Справка: Павел Кучияк

С Павлом Васильевичем Кучияком я познакомилась в 1937 г. на туристской базе Аскат, расположенной на живописном берегу бурной реки Катуни. За пользование маленькой комнаткой и туристической столовой он должен был один или два раза в неделю проводить с туристами экскурсии в горы. Эту обязанность П. В. Кучияк выполнял охотно: страстно влюбленный в Алтай, он хотел, чтобы и другие люди полюбили его горные вершины, альпийские луга, сказочно красивые озера и бурные реки. Хождение по горным тропам не составляло для него никакого труда: он был легок, подвижен, привык повсюду ходить пешком. Во время остановок для отдыха Кучияк усаживал группу на какую-нибудь живописную лужайку и начинал рассказывать народные алтайские сказки.

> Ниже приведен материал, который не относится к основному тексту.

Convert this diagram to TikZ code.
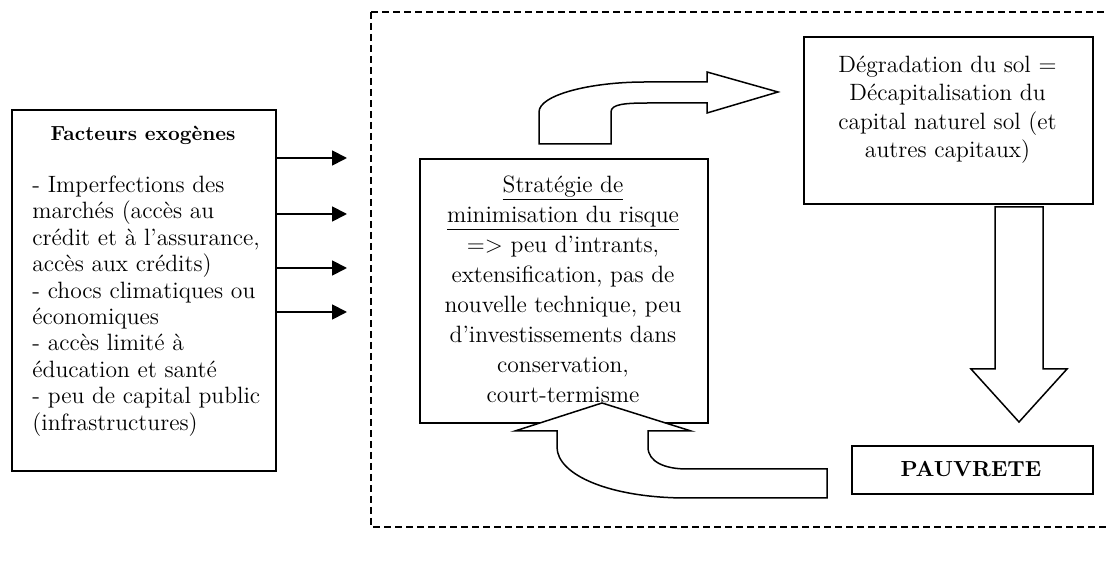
\documentclass[tikz,border=0pt]{standalone}
\usetikzlibrary{arrows.meta}
\begin{document}
\begin{tikzpicture}[x=0.5pt,y=-0.5pt,
  box/.style={draw, line width=0.9pt, inner sep=0pt, anchor=north west},
  txt/.style={inner sep=0pt, font=\fontsize{11.8pt}{13.2pt}\selectfont},
  blockarrow/.style={draw, fill=white, line width=0.75pt, line join=miter},
  dashbox/.style={line width=0.7pt, dash pattern=on 3.5pt off 2pt},
  smallarrow/.style={line width=0.9pt, -{Triangle[length=7.5pt,width=7.5pt]}}]
\useasboundingbox (0,0) rectangle (1107,565);

% dashed frame (right side lies outside the picture)
\draw[dashbox] (371,12) -- (1110,12);
\draw[dashbox] (371,12) -- (371,527) -- (1110,527);

% boxes
\node[box, minimum width=132pt, minimum height=180.5pt] (fact) at (11,109) {};
\node[box, minimum width=144pt, minimum height=132pt] (strat) at (419,158) {};
\node[box, minimum width=144.5pt, minimum height=83.5pt] (degr) at (803,36) {};
\node[box, minimum width=120.5pt, minimum height=24pt] (pauv) at (851,445) {};

% texts
\node[txt, font=\fontsize{10.2pt}{12pt}\bfseries] (facttitle) at (143,135) {Facteurs exogènes};
\node[txt, align=left, anchor=west] (factlist) at (32,306) {- Imperfections des\\ marchés (accès au\\ crédit et à l'assurance,\\ accès aux crédits)\\ - chocs climatiques ou\\ économiques\\ - accès limité à\\ éducation et santé\\ - peu de capital public\\ (infrastructures)};
\node[txt, align=center, font=\fontsize{11.8pt}{15pt}\selectfont] (strattext) at (563,289) {\underline{Stratégie de}\\ \underline{minimisation du risque}\\ => peu d'intrants,\\ extensification, pas de\\ nouvelle technique, peu\\ d'investissements dans\\ conservation,\\ court-termisme};
\node[txt, align=center, font=\fontsize{11.8pt}{14.25pt}\selectfont] (degrtext) at (947.5,109.5) {Dégradation du sol =\\ Décapitalisation du\\ capital naturel sol (et\\ autres capitaux)};
\node[txt, font=\fontsize{10.9pt}{13pt}\bfseries] (pauvtext) at (971,469) {PAUVRETE};

% small arrows from the exogenous factors
\coordinate (t1) at (347,158);
\coordinate (t2) at (347,214);
\coordinate (t3) at (347,268);
\coordinate (t4) at (347,312);
\draw[smallarrow] (fact.east |- t1) -- (t1);
\draw[smallarrow] (fact.east |- t2) -- (t2);
\draw[smallarrow] (fact.east |- t3) -- (t3);
\draw[smallarrow] (fact.east |- t4) -- (t4);

% curved block arrow: strategy -> degradation
\draw[blockarrow] (539,144) -- (539,112) .. controls (539,95) and (590,82) .. (645,82)
  -- (707,82) -- (707,72) -- (778,92) -- (707,113) -- (707,103) -- (650,103)
  .. controls (625,103) and (611,104) .. (611,112) -- (611,144) -- cycle;

% straight block arrow: degradation -> pauvrete
\draw[blockarrow] (995,207) -- (1043,207) -- (1043,369) -- (1067,369) -- (1019,422)
  -- (971,369) -- (995,369) -- cycle;

% curved block arrow: pauvrete -> strategy
\draw[blockarrow] (602,403) -- (691,431) -- (648,431) -- (648,447)
  .. controls (648,462) and (665,469) .. (687,469) -- (827,469) -- (827,498) -- (687,498)
  .. controls (610,498) and (557,475) .. (557,447) -- (557,431) -- (515,431) -- cycle;
\end{tikzpicture}
\end{document}
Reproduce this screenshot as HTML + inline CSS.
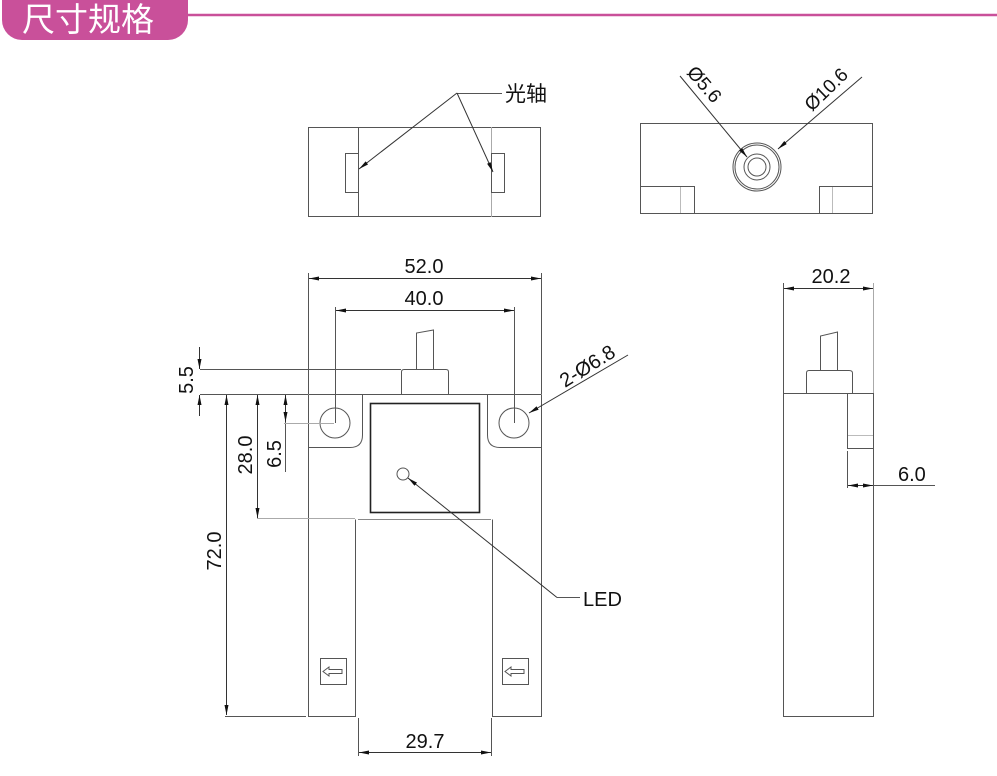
<!DOCTYPE html>
<html><head><meta charset="utf-8"><style>
html,body{margin:0;padding:0;background:#fff;}
svg{display:block;}
text{font-family:"Liberation Sans","Noto Sans CJK SC",sans-serif;fill:#111;}
</style></head><body>
<svg width="997" height="776" viewBox="0 0 997 776" xmlns="http://www.w3.org/2000/svg">
<defs>
<marker id="a" viewBox="0 0 10 4" refX="10" refY="2" markerWidth="10" markerHeight="4" markerUnits="userSpaceOnUse" orient="auto-start-reverse"><path d="M0,0 L10,2 L0,4 z" fill="#111"/></marker>
</defs>
<!-- header -->
<line x1="180" y1="15" x2="997" y2="15" stroke="#c9509a" stroke-width="2.5"/>
<rect x="2" y="-20" width="186" height="60" rx="20" fill="#c9509a"/>
<text x="22" y="31" font-size="33" style="fill:#fff">尺寸规格</text>

<g fill="none" stroke="#555" stroke-width="1">
<!-- top left view -->
<rect x="308.5" y="127.5" width="232" height="89"/>
<line x1="358.5" y1="127" x2="358.5" y2="217"/>
<line x1="491.5" y1="127" x2="491.5" y2="217" stroke="#aaa"/>
<rect x="345.5" y="153.5" width="13" height="39"/>
<rect x="491.5" y="153.5" width="13" height="39"/>
<line x1="457" y1="93.5" x2="502" y2="93.5"/>
<line x1="457" y1="93" x2="359" y2="169" stroke="#333" marker-end="url(#a)"/>
<line x1="457" y1="93" x2="493" y2="172" stroke="#333" marker-end="url(#a)"/>

<!-- top right view -->
<rect x="640.5" y="123.5" width="232" height="90"/>
<polyline points="640.5,186.5 694.5,186.5 694.5,213.5"/>
<line x1="680.5" y1="187" x2="680.5" y2="213" stroke="#bbb"/>
<polyline points="872.5,186.5 819.5,186.5 819.5,213.5"/>
<line x1="832.5" y1="187" x2="832.5" y2="213" stroke="#bbb"/>
<circle cx="757" cy="167" r="24"/>
<circle cx="757" cy="167" r="22"/>
<circle cx="757" cy="167" r="13"/>
<circle cx="757" cy="167" r="9"/>
<line x1="680" y1="76" x2="747" y2="157" stroke="#333" marker-end="url(#a)"/>
<line x1="862" y1="77" x2="778" y2="149" stroke="#333" marker-end="url(#a)"/>

<!-- side view -->
<rect x="783.5" y="393.5" width="90" height="323"/>
<line x1="783.5" y1="283" x2="783.5" y2="393"/>
<line x1="873.5" y1="283" x2="873.5" y2="393" stroke="#aaa"/>
<line x1="784" y1="288.5" x2="873" y2="288.5" stroke="#333" marker-start="url(#a)" marker-end="url(#a)"/>
<path d="M806.5,393 V373 Q806.5,370.5 809,370.5 H849 Q852.5,370.5 852.5,373 V393"/>
<path d="M820.5,370 V336 L837.5,332 V370"/>
<polyline points="847.5,393 847.5,448.5 873,448.5"/>
<line x1="848" y1="435.5" x2="873" y2="435.5" stroke="#bbb"/>
<line x1="847.5" y1="451" x2="847.5" y2="488"/>
<line x1="848" y1="485.5" x2="873" y2="485.5" stroke="#333" marker-start="url(#a)" marker-end="url(#a)"/>
<line x1="873" y1="485.5" x2="935" y2="485.5"/>

<!-- front view -->
<path d="M308.5,394.5 H541.5 M308.5,394.5 V716.5 H355.5 V519.5 M492.5,519.5 V716.5 H541.5 V394.5"/>
<path d="M362.5,394.5 V435 Q362.5,447.5 350,447.5 H308.5"/>
<path d="M487.5,394.5 V435 Q487.5,447.5 500,447.5 H541.5"/>
<line x1="358" y1="519.5" x2="491" y2="519.5" stroke="#888"/>
<circle cx="335" cy="423" r="15"/>
<circle cx="514" cy="423" r="15"/>
<rect x="370.5" y="403.5" width="109" height="109" stroke="#222" stroke-width="1.6"/>
<circle cx="403" cy="474" r="6"/>
<path d="M401.5,394 V372 Q401.5,369.5 404,369.5 H446 Q448.5,369.5 448.5,372 V394"/>
<path d="M416.5,369 V333 L433.5,330 V369"/>
<line x1="308.5" y1="273" x2="308.5" y2="394"/>
<line x1="541.5" y1="273" x2="541.5" y2="394"/>
<line x1="309" y1="278.5" x2="541" y2="278.5" stroke="#333" marker-start="url(#a)" marker-end="url(#a)"/>
<line x1="335.5" y1="307" x2="335.5" y2="423"/>
<line x1="514.5" y1="307" x2="514.5" y2="423"/>
<line x1="336" y1="310.5" x2="514" y2="310.5" stroke="#333" marker-start="url(#a)" marker-end="url(#a)"/>
<line x1="200" y1="369.5" x2="401" y2="369.5"/>
<line x1="200" y1="394.5" x2="308" y2="394.5"/>
<line x1="199.5" y1="347" x2="199.5" y2="369" stroke="#333" marker-end="url(#a)"/>
<line x1="199.5" y1="416" x2="199.5" y2="395" stroke="#333" marker-end="url(#a)"/>
<line x1="257.5" y1="395" x2="257.5" y2="518" stroke="#333" marker-start="url(#a)" marker-end="url(#a)"/>
<line x1="257" y1="518.5" x2="355" y2="518.5" stroke="#aaa"/>
<line x1="285.5" y1="395" x2="285.5" y2="422" stroke="#333" marker-start="url(#a)" marker-end="url(#a)"/>
<line x1="285.5" y1="422" x2="285.5" y2="472"/>
<line x1="284" y1="423.5" x2="334" y2="423.5" stroke="#aaa"/>
<line x1="226.5" y1="395" x2="226.5" y2="715" stroke="#333" marker-start="url(#a)" marker-end="url(#a)"/>
<line x1="225" y1="716.5" x2="306" y2="716.5"/>
<rect x="320.5" y="658.5" width="26" height="26"/>
<path d="M323,671.5 L329,667 V669.5 H342 V673.5 H329 V676 Z"/>
<rect x="502.5" y="658.5" width="26" height="26"/>
<path d="M505,671.5 L511,667 V669.5 H524 V673.5 H511 V676 Z"/>
<line x1="358.5" y1="718" x2="358.5" y2="756"/>
<line x1="491.5" y1="718" x2="491.5" y2="756"/>
<line x1="359" y1="752.5" x2="491" y2="752.5" stroke="#333" marker-start="url(#a)" marker-end="url(#a)"/>
<line x1="557" y1="597.5" x2="580" y2="597.5"/>
<line x1="557" y1="597.5" x2="408" y2="478" stroke="#333" marker-end="url(#a)"/>
<line x1="628" y1="355" x2="529" y2="413" stroke="#333" marker-end="url(#a)"/>
</g>

<text x="505" y="101" font-size="21">光轴</text>
<text font-size="19" transform="translate(686,73) rotate(49)">Ø5.6</text>
<text font-size="19" transform="translate(812,112) rotate(-44)">Ø10.6</text>
<text x="424" y="273" font-size="20" text-anchor="middle">52.0</text>
<text x="424" y="305" font-size="20" text-anchor="middle">40.0</text>
<text x="831" y="283" font-size="20" text-anchor="middle">20.2</text>
<text x="898" y="481" font-size="20">6.0</text>
<text x="425" y="748" font-size="20" text-anchor="middle">29.7</text>
<text x="583" y="606" font-size="20">LED</text>
<text font-size="20" transform="translate(565,388) rotate(-32)">2-Ø6.8</text>
<text font-size="20" text-anchor="middle" transform="translate(193,380) rotate(-90)">5.5</text>
<text font-size="20" text-anchor="middle" transform="translate(252,455) rotate(-90)">28.0</text>
<text font-size="20" text-anchor="middle" transform="translate(281,454) rotate(-90)">6.5</text>
<text font-size="20" text-anchor="middle" transform="translate(221,551) rotate(-90)">72.0</text>
</svg>
</body></html>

Рассказывая, Кучияк менял интонации, темп речи я даже свой голос. С высоких нот он внезапно переходил на низкие, а иногда начинал говорить нараспев или издавал звуки, похожие на рычание зверя. Среди сказок была и такая, в которой фигурировал шаман во время камлания. Тут гамма звуков была еще более разнообразной и таинственной, а разговорная речь чередовалась с пением и свистом. Кучияк показал нам жилища алтайцев: его все знали, и он запросто входил в любой дом, всюду встречая радостный прием.

Туристы были в восторге от экскурсий с Кучияком. Все чувствовали себя с ним просто и непринужденно. Помню, что при спуске с гор мы даже бегали наперегонки. Кучияку понравилось, что я стремительно обегаю вниз, не уступая ему в быстроте, и он дал мне прозвище Горный Козел.

В свободное от экскурсий время Кучияк работал. Но в комнатах туристской базы не было столов (туристам они не особенно были нужны), поэтому Кучияку приходилось писать, сидя на койке и положив тетрадку себе на колени. Когда я сообщила об этом заведующему турбазой, он был очень смущен и сейчас же распорядился, чтобы в комнате Кучияка был поставлен удобный стол для работы.

— Почему же Кучияк не сказал мне об этом раньше? — спросил меня заведующий турбазой.

Этот эпизод говорит о беспредельной скромности Кучияка, не привыкшего требовать для себя чего-нибудь такого, чего не было у других.

Кучияк много мне рассказывал о себе и о своей работе. Однажды он показал текст алтайских сказок, записанных им со слов старых людей. Под текстом его рукою был сделан дословный перевод на русский язык. Перевод предназначался для писательницы Анны Гарф, которая помогала Кучияку в литературной обработке его рукописей. Впрочем, Кучияка затрудняли только грамматические формы русского языка. Что касается запаса русских слов, то он был у него исключительно богат. Помню, как глубоко поэтично и образно он говорил о своей работе фольклориста, об Алтае, о жизни родного народа.

Как случилось, что, пробыв в Аскате совсем короткий срок (экскурсия длилась 10 дней), я сделалась близким другом самого популярного человека на Алтае — Кучияка? Чтобы это стало понятным, я должна немного рассказать о себе.

Поступая в МГУ, я решила избрать своей специальностью историю народов СССР. Меня не огорчало, что в этой области сделано пока еще мало: значит, нам, новым историкам, предстоит большая, интересная работа. Изучение истории по книгам я хотела непременно связать с наблюдением действительности.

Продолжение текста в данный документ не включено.